Pourquoi mettre en risque des milliers d’emploi dans une entreprise solide financièrement et en plein développement ? En effet, le Crédit Mutuel Arkéa ne sʼest jamais aussi bien portée quʼen ce moment ! Pourquoi vouloir casser ce qui marche ?

Certes nous représentons environ 15 % de l’activité du Crédit Mutuel en France, mais nous sommes la 40e banque au niveau européen. Ce nʼest pas un handicap. Cʼest même un point fort. Notre agilité, notre proximité, l’expertise que nous développons sur le numérique, et un réseau physique réduit au niveau national, à un moment de forte mutation des métiers financiers, sont un avantage.

Notre présence, lʼexistence du siège au Relecq-Kerhuon, les partenariats noués en Bretagne, permettent aussi à dʼautres entreprises de maintenir leur siège ici. Notre impact économique est significatif en Bretagne. On estime que pour deux salariés du CMB, un emploi indirect est créé à lʼextérieur, ce qui donnerait un total de 9 000 emplois en Bretagne, sans compter les 1600 fournisseurs avec qui nous travaillons. Et nous sommes le premier employeur privé du Finistère (3600 salariés). Sans compter les étudiants que nous accueillons et formons (800 stagiaires, alternants, apprentis tous les ans en Bretagne) et les formations que nous assurons dans les grands écoles et les universités de nos territoires.

Justement, tout danger est-il écarté ? Êtes-vous satisfaits de la mobilisation de dimanche ?

On est très satisfaits de la mobilisation. On s’était fixé un objectif de 10 000 personnes, il y en a finalement eu bien plus, environ 15 000, et pas seulement des salariés et des administrateurs. Les acteurs du territoire ont répondu présent. Cette solidarité et cette unité qui dépasse les cloisons professionnelles, cʼest quelque chose quʼon sait faire en Bretagne. Cʼest assez rare. Mais il faut rester mobilisés : on a beau avoir remporté deux victoires (la première avec la décision de justice bloquant le processus), la route est encore longue vers la garantie du maintien de notre autonomie.

Un nouveau grand rassemblement en vue ?

Ce rassemblement était un premier coup de semonce, nous verrons en fonction de l’évolution de la situation. Et pour se mobiliser, on a de lʼimagination…

Une dernière question. Nʼest-ce pas étrange de voir les gens se mobiliser pour une banque ? Les milieux financiers ont quand même une responsabilité dans la crise économique et la montée des inégalités…

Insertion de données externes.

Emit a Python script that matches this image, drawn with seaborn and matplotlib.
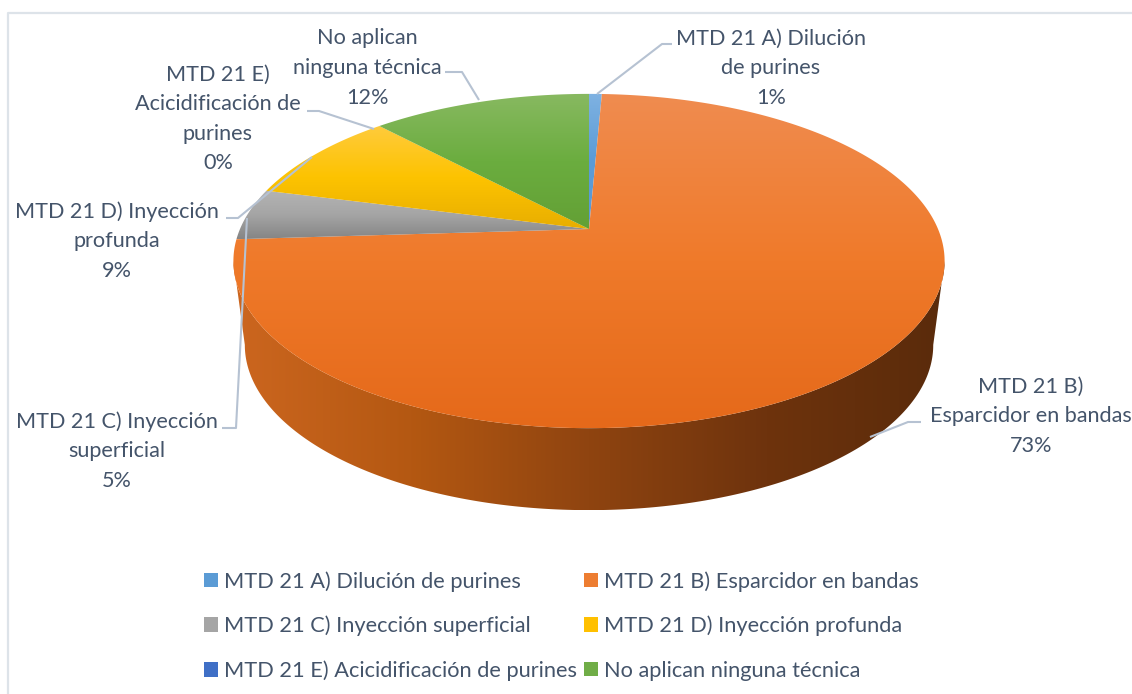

Cʼest vrai, les banques ne sont pas toujours bien vues, surtout depuis la crise de 2008 ! Mais le Crédit Mutuel Arkéa nʼest pas une banque comme les autres. On est coopératif et mutualiste, on décide localement. Notre banque territoriale n’est pas cotée en bourse, le résultat est réinvesti dans notre développement au service de nos sociétaires et clients. Le fait de ne pas avoir à distribuer de dividendes à des actionnaires nous permet dʼavoir une logique de long terme.